Michael Monestime, president of the Central Square Business Association, said he couldn’t comment on MIT plans for the building, which is in the area known as Lafayette Square and across from the most prominent structure in the 308-unit project known as Market Central, formerly known as Mass+Main. Also across the street is a boutique hotel project that will host a reopened Toscanini’s ice cream. The empty apartment building is next to a church.

As the massive redevelopment of the East Campus in Kendall Square continues and work gears up on the 14-acre Volpe parcel, also in Kendall Square, MIT’s attention is not on Central Square – the area goes unmentioned in the institute’s annual town-gown report, Gallop noted, in part because “most [Central Square] property is in use.”

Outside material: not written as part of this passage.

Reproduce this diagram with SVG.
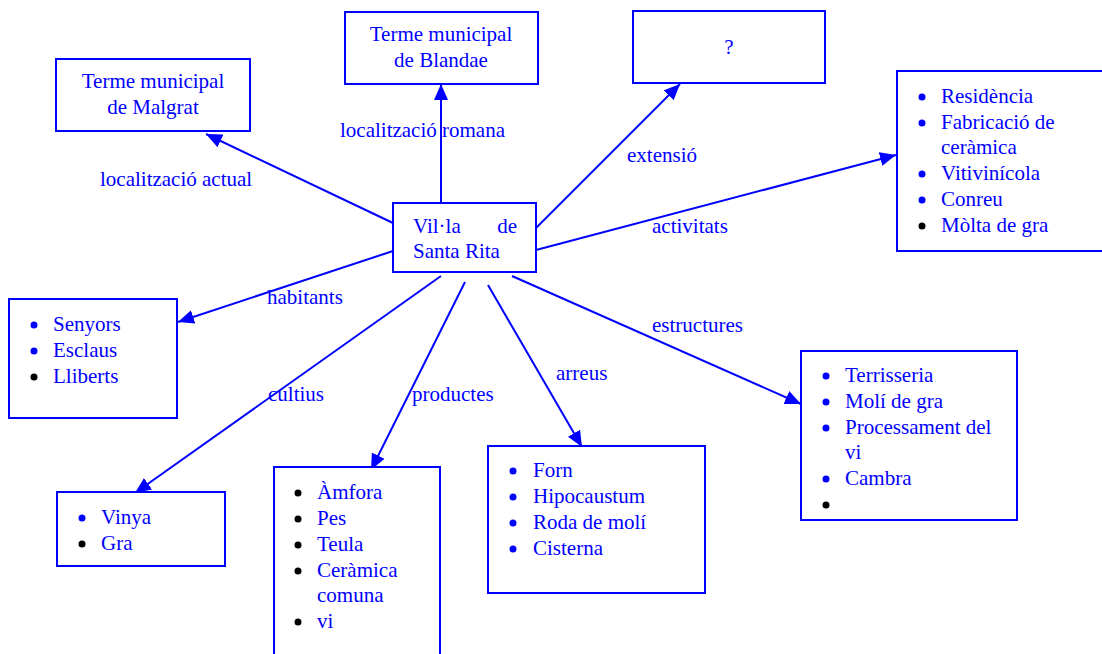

When its new home is ready on the East Campus, the MIT Museum will relocate two years from now from 265 Massachusetts Ave. – but the 9,450 square feet there are due to be empty only briefly, being already earmarked for lab space. “The building is unique, with a very large footprint, and lends itself to research purposes,” Gallop said. “There’s been no thinking beyond that.”

That leaves only the former Economy Hardware at 438 Massachusetts Ave., where Gallop said the MIT real estate group is “looking for a good, viable tenant who will really contribute to the square. That’s important to them, and always has been.” Examples of the care taken in choosing tenants includes the Central Square Theater and Veggie Galaxy restaurant, she said.